Settlement: OS Grid Reference – SE 1711 5110
From the Askwith Moor car-parking spot, walk up the road (north) for 350 yards and go thru’ the gate on the left-side of the road, up along the track onto Askwith Moor. To get to it, walk on the footpath towards the trig-point on Shooting House Hill from the Askwith Road. Between 50-100 yards before the trig, walk into the heather to the right. Just 5-10 yards off the footpath, it’s there!

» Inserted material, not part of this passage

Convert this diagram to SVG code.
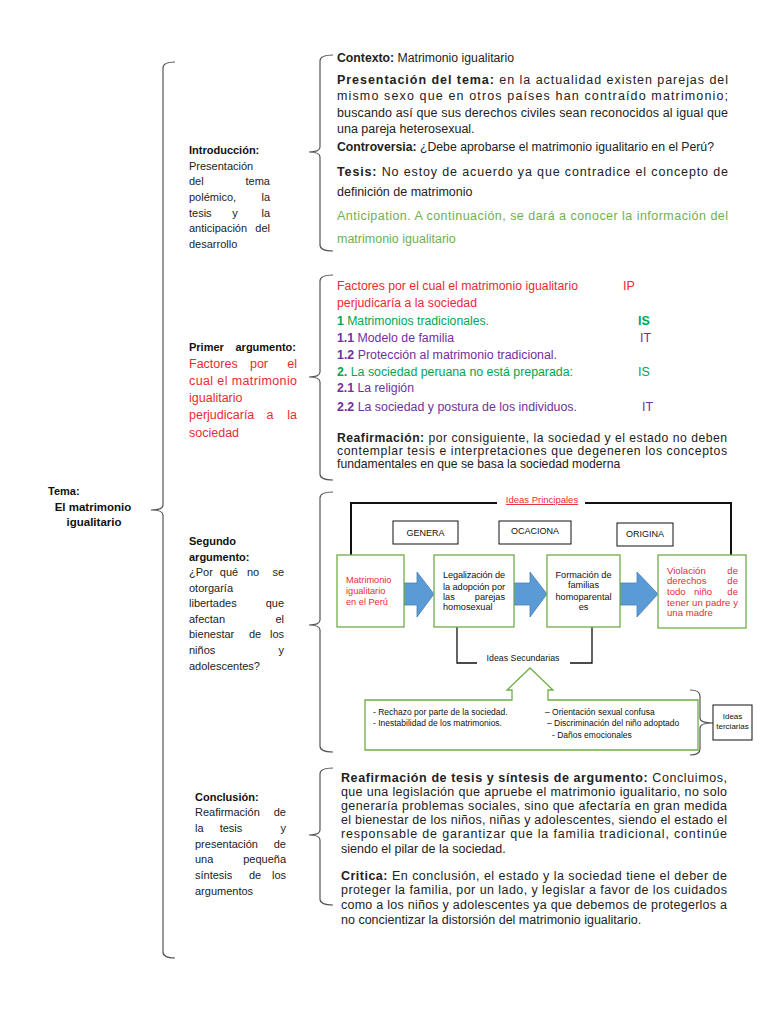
<svg xmlns="http://www.w3.org/2000/svg" width="768" height="1024" viewBox="0 0 768 1024">
<style>
text{font-family:"Liberation Sans",Arial,sans-serif;fill:#222}
.b{font-weight:bold}
.r,.r text{fill:#ea2a33}
.g1{fill:#6fb04f}
.g2,.g2 tspan{fill:#00a651}
.p,.p tspan{fill:#7030a0}
.k,.k text{fill:#111}
.f125{font-size:12.5px}
.f12{font-size:12.2px}
.f11{font-size:11px}
.brace{fill:none;stroke:#555;stroke-width:1.2}
.blk{fill:none;stroke:#111;stroke-width:1.3}
.box{fill:#fff;stroke:#111;stroke-width:1}
.node{fill:#fff;stroke:#70ad47;stroke-width:1.3}
.arr{fill:#5b9bd5;stroke:#4a7fb5;stroke-width:0.8}
.d9{font-size:9.2px}
.d85{font-size:8.5px}
</style>
<rect width="768" height="1024" fill="#fff"/>

<g id="braces">
<path class="brace" d="M175,62 Q163,62 163,68 V505 Q163,510 151,510 Q163,510 163,515 V952 Q163,958 175,958"/>
<path class="brace" d="M333,55 Q320,55 320,61 V147 Q320,152 309,152 Q320,152 320,157 V245 Q320,251 333,251"/>
<path class="brace" d="M333,275 Q320,275 320,281 V372 Q320,377 309,377 Q320,377 320,382 V474 Q320,480 333,480"/>
<path class="brace" d="M333,492 Q320,492 320,498 V620 Q320,625 309,625 Q320,625 320,630 V746 Q320,752 333,752"/>
<path class="brace" d="M333,768 Q320,768 320,774 V830 Q320,835 309,835 Q320,835 320,840 V899 Q320,905 333,905"/>
</g>

<g id="tema" class="k">
<text class="b f11" x="48" y="495">Tema:</text>
<text class="b" font-size="11.5" x="93" y="511" text-anchor="middle">El matrimonio</text>
<text class="b" font-size="11.5" x="94" y="526" text-anchor="middle">igualitario</text>
</g>

<g id="label-intro" class="f11">
<text class="b k" x="189" y="154">Introducción:</text>
<text x="189" y="170">Presentación</text>
<text x="189" y="185">del</text><text x="270" y="185" text-anchor="end">tema</text>
<text x="189" y="201">polémico,</text><text x="270" y="201" text-anchor="end">la</text>
<text x="189" y="217">tesis</text><text x="235" y="217" text-anchor="middle">y</text><text x="270" y="217" text-anchor="end">la</text>
<text x="189" y="232">anticipación</text><text x="270" y="232" text-anchor="end">del</text>
<text x="189" y="248">desarrollo</text>
</g>

<g id="label-primer">
<text class="b k f11" x="189" y="351">Primer</text><text class="b k f11" x="296" y="351" text-anchor="end">argumento:</text>
<g class="r f125">
<text x="189" y="368">Factores</text><text x="259" y="368" text-anchor="middle">por</text><text x="297" y="368" text-anchor="end">el</text>
<text x="189" y="385" textLength="108" lengthAdjust="spacing">cual el matrimonio</text>
<text x="189" y="402">igualitario</text>
<text x="189" y="419">perjudicaría</text><text x="270" y="419" text-anchor="middle">a</text><text x="297" y="419" text-anchor="end">la</text>
<text x="189" y="437">sociedad</text>
</g>
</g>

<g id="label-segundo" class="f11">
<text class="b k" x="189" y="545">Segundo</text>
<text class="b k" x="189" y="561">argumento:</text>
<text x="189" y="576">¿Por</text><text x="229" y="576" text-anchor="middle">qué</text><text x="253" y="576" text-anchor="middle">no</text><text x="284" y="576" text-anchor="end">se</text>
<text x="189" y="592">otorgaría</text>
<text x="189" y="607">libertades</text><text x="284" y="607" text-anchor="end">que</text>
<text x="189" y="623">afectan</text><text x="284" y="623" text-anchor="end">el</text>
<text x="189" y="638">bienestar</text><text x="255" y="638" text-anchor="middle">de</text><text x="284" y="638" text-anchor="end">los</text>
<text x="189" y="654">niños</text><text x="284" y="654" text-anchor="end">y</text>
<text x="189" y="670">adolescentes?</text>
</g>

<g id="label-conclusion" class="f11">
<text class="b k" x="195" y="801">Conclusión:</text>
<text x="195" y="816">Reafirmación</text><text x="286" y="816" text-anchor="end">de</text>
<text x="195" y="832">la</text><text x="231" y="832" text-anchor="middle">tesis</text><text x="286" y="832" text-anchor="end">y</text>
<text x="195" y="848">presentación</text><text x="286" y="848" text-anchor="end">de</text>
<text x="195" y="863">una</text><text x="286" y="863" text-anchor="end">pequeña</text>
<text x="195" y="879">síntesis</text><text x="255" y="879" text-anchor="middle">de</text><text x="286" y="879" text-anchor="end">los</text>
<text x="195" y="895">argumentos</text>
</g>

<g id="intro-text" class="f125">
<text x="337" y="61.5" textLength="177" lengthAdjust="spacingAndGlyphs"><tspan class="b">Contexto:</tspan> Matrimonio igualitario</text>
<text x="337" y="83.5" textLength="391" lengthAdjust="spacing"><tspan class="b">Presentación del tema:</tspan> en la actualidad existen parejas del</text>
<text x="337" y="99.5" textLength="391" lengthAdjust="spacing">mismo sexo que en otros países han contraído matrimonio;</text>
<text x="337" y="116.5" textLength="391" lengthAdjust="spacing">buscando así que sus derechos civiles sean reconocidos al igual que</text>
<text x="337" y="132.5">una pareja heterosexual.</text>
<text x="337" y="150.5" textLength="377" lengthAdjust="spacingAndGlyphs"><tspan class="b">Controversia:</tspan> ¿Debe aprobarse el matrimonio igualitario en el Perú?</text>
<text x="337" y="175.5" textLength="391" lengthAdjust="spacing"><tspan class="b">Tesis:</tspan> No estoy de acuerdo ya que contradice el concepto de</text>
<text x="337" y="195.5">definición de matrimonio</text>
<text class="g1" x="337" y="219.5" textLength="391" lengthAdjust="spacing">Anticipation. A continuación, se dará a conocer la información del</text>
<text class="g1" x="337" y="242.5">matrimonio igualitario</text>
</g>

<g id="primer-text" class="f125">
<text class="r" x="337" y="290" textLength="241" lengthAdjust="spacingAndGlyphs">Factores por el cual el matrimonio igualitario</text>
<text class="r" x="623" y="290">IP</text>
<text class="r" x="337" y="307" textLength="140" lengthAdjust="spacingAndGlyphs">perjudicaría a la sociedad</text>
<text class="g2" x="337" y="324.5" textLength="152" lengthAdjust="spacingAndGlyphs"><tspan class="b">1</tspan> Matrimonios tradicionales.</text>
<text class="g2 b" x="638" y="324.5">IS</text>
<text class="p" x="337" y="341.5" textLength="117" lengthAdjust="spacingAndGlyphs"><tspan class="b">1.1</tspan> Modelo de familia</text>
<text class="p" x="640" y="341.5">IT</text>
<text class="p" x="337" y="358.5" textLength="220" lengthAdjust="spacingAndGlyphs"><tspan class="b">1.2</tspan> Protección al matrimonio tradicional.</text>
<text class="g2" x="337" y="376" textLength="236" lengthAdjust="spacingAndGlyphs"><tspan class="b">2.</tspan> La sociedad peruana no está preparada:</text>
<text class="g2" x="638" y="376">IS</text>
<text class="p" x="337" y="392" textLength="77" lengthAdjust="spacingAndGlyphs"><tspan class="b">2.1</tspan> La religión</text>
<text class="p" x="337" y="410.5" textLength="240" lengthAdjust="spacingAndGlyphs"><tspan class="b">2.2</tspan> La sociedad y postura de los individuos.</text>
<text class="p" x="642" y="410.5">IT</text>
<g class="f12">
<text x="337" y="441.5" textLength="390" lengthAdjust="spacing"><tspan class="b">Reafirmación:</tspan> por consiguiente, la sociedad y el estado no deben</text>
<text x="337" y="455" textLength="390" lengthAdjust="spacing">contemplar tesis e interpretaciones que degeneren los conceptos</text>
<text x="337" y="468">fundamentales en que se basa la sociedad moderna</text>
</g>
</g>

<g id="connectors">
<path d="M351,555 V503 H497 M585,503 H731 V555" fill="none" stroke="#111" stroke-width="2"/>
<path class="blk" d="M457,627 V663 H477 M570,663 H592 V627"/>
<path class="brace" d="M690,690 Q700,690 700,696 V718 Q700,723 713,723 Q700,723 700,728 V749 Q700,755 690,755"/>
<path class="arr" d="M404,583 H417 V572 L434,594 L417,617 V605 H404 Z"/>
<path class="arr" d="M514,583 H530 V572 L547,594 L530,617 V605 H514 Z"/>
<path class="arr" d="M620,583 H637 V572 L658,594 L637,617 V605 H620 Z"/>
</g>

<g id="ideas-principales">
<text class="r" font-size="9.5" x="542" y="503" text-anchor="middle" text-decoration="underline">Ideas Principales</text>
</g>

<g id="genera"><rect class="box" x="393" y="521" width="65" height="23"/><text class="k" font-size="9" x="425.5" y="536" text-anchor="middle">GENERA</text></g>
<g id="ocaciona"><rect class="box" x="499" y="521" width="72" height="23"/><text class="k" font-size="9" x="535" y="534" text-anchor="middle">OCACIONA</text></g>
<g id="origina"><rect class="box" x="617" y="523" width="56" height="23"/><text class="k" font-size="9" x="645" y="537" text-anchor="middle">ORIGINA</text></g>

<g id="node1">
<rect class="node" x="337" y="555" width="67" height="72"/>
<g class="r d9">
<text x="346" y="583">Matrimonio</text>
<text x="346" y="594">igualitario</text>
<text x="346" y="605">en el Perú</text>
</g>
</g>

<g id="node2">
<rect class="node" x="434" y="555" width="80" height="72"/>
<g class="k d9">
<text x="443" y="578" textLength="62" lengthAdjust="spacing">Legalización de</text>
<text x="443" y="590" textLength="62" lengthAdjust="spacing">la adopción por</text>
<text x="443" y="600">las</text><text x="505" y="600" text-anchor="end">parejas</text>
<text x="443" y="610">homosexual</text>
</g>
</g>

<g id="node3">
<rect class="node" x="547" y="555" width="73" height="72"/>
<g class="k d9" text-anchor="middle">
<text x="583.5" y="578">Formación de</text>
<text x="583.5" y="588">familias</text>
<text x="583.5" y="600">homoparental</text>
<text x="583.5" y="610">es</text>
</g>
</g>

<g id="node4">
<rect class="node" x="658" y="555" width="88" height="73"/>
<g class="r" font-size="9.6">
<text x="667" y="574">Violación</text><text x="738" y="574" text-anchor="end">de</text>
<text x="667" y="584">derechos</text><text x="738" y="584" text-anchor="end">de</text>
<text x="667" y="595">todo</text><text x="703" y="595" text-anchor="middle">niño</text><text x="738" y="595" text-anchor="end">de</text>
<text x="667" y="606" textLength="71" lengthAdjust="spacing">tener un padre y</text>
<text x="667" y="616">una madre</text>
</g>
</g>

<g id="ideas-secundarias">
<text class="k" font-size="8.8" x="523" y="661" text-anchor="middle">Ideas Secundarias</text>
</g>

<g id="secundarias-list">
<path class="node" d="M365,700 H512 V690 H507 L530,668 L553,690 H548 V700 H698 V750 H365 Z"/>
<g class="k d85">
<text x="373" y="715">- Rechazo por parte de la sociedad.</text>
<text x="373" y="726">- Inestabilidad de los matrimonios.</text>
<text x="545" y="715">– Orientación sexual confusa</text>
<text x="547" y="726">– Discriminación del niño adoptado</text>
<text x="552" y="738">- Daños emocionales</text>
</g>
</g>

<g id="ideas-terciarias">
<rect class="box" x="713" y="705" width="39" height="35"/>
<text class="k" font-size="8" x="732.5" y="719" text-anchor="middle">Ideas</text>
<text class="k" font-size="8" x="732.5" y="729" text-anchor="middle">terciarias</text>
</g>

<g id="conclusion-text" class="f125">
<text x="341" y="782" textLength="386" lengthAdjust="spacing"><tspan class="b">Reafirmación de tesis y síntesis de argumento:</tspan> Concluimos,</text>
<text x="341" y="796" textLength="386" lengthAdjust="spacing">que una legislación que apruebe el matrimonio igualitario, no solo</text>
<text x="341" y="810" textLength="386" lengthAdjust="spacing">generaría problemas sociales, sino que afectaría en gran medida</text>
<text x="341" y="824" textLength="386" lengthAdjust="spacing">el bienestar de los niños, niñas y adolescentes, siendo el estado el</text>
<text x="341" y="838" textLength="386" lengthAdjust="spacing">responsable de garantizar que la familia tradicional, continúe</text>
<text x="341" y="853">siendo el pilar de la sociedad.</text>
<text x="341" y="880" textLength="386" lengthAdjust="spacing"><tspan class="b">Critica:</tspan> En conclusión, el estado y la sociedad tiene el deber de</text>
<text x="341" y="894" textLength="386" lengthAdjust="spacing">proteger la familia, por un lado, y legislar a favor de los cuidados</text>
<text x="341" y="909" textLength="386" lengthAdjust="spacing">como a los niños y adolescentes ya que debemos de protegerlos a</text>
<text x="341" y="924">no concientizar la distorsión del matrimonio igualitario.</text>
</g>
</svg>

If the heather’s grown back, don’t even bother looking for the place!
Archaeology & History
Although I add this as the remains of a small Bronze Age or neolithic settlement — which was found on August 3, 2005, in the company of Richard Stroud — subsequent walks up hereabouts in the surrounding heather has shown that, far from being a small independent site, it was part and parcel of a much greater prehistoric landscape all round here: with the remains on High Low Ridge immediately west; the cairnfields of Askwith Moor and Snowden Crags south and east; and numerous cup-and-ring stones scattered all over the place here. It’s a veritable minefield of archaeological remains, from the mesolithic to the Iron Age all over these moors!
We came wandering up here looking for another of Eric Cowling’s “lost circle” sites described in 1946, near Shooting House Hill, which Graeme Chappell and I looked for ten years previously without success. But on the August 2005 visit, much of the heather had been burned away. Instead of the lost circle however (which remains unfound, though something suspiciously like it is close by) we came across a well-defined, though small settlement complex. The walling of two well-defined near-rectangular structures emerge either side of a reasonably large boulder. Beyond these is further walling and what seems a well-defined hut-circle less than 10 yards away. Like many other sites on these moors, the walling seem to have been pretty much robbed for building grouse-butts. (hence the pictures here looking a bit sparse of stone!) Subsequent investigation found more neolithic walling which ran into the deeper heather — so it has been difficult to work out the full scale of it all.
The landscape from here stretches way off. To the eastern horizon (not far away) is the legendary Almscliffe Crag, with the rising hills of Rombald’s Moor due south; whilst far to the sunsetting west rises the great contours of Pendle Hill, to which legend relates some of the witches of the Fewston Valley, a mile below…
- Cowling, Eric T., Rombald’s Way, William Walker: Otley 1946.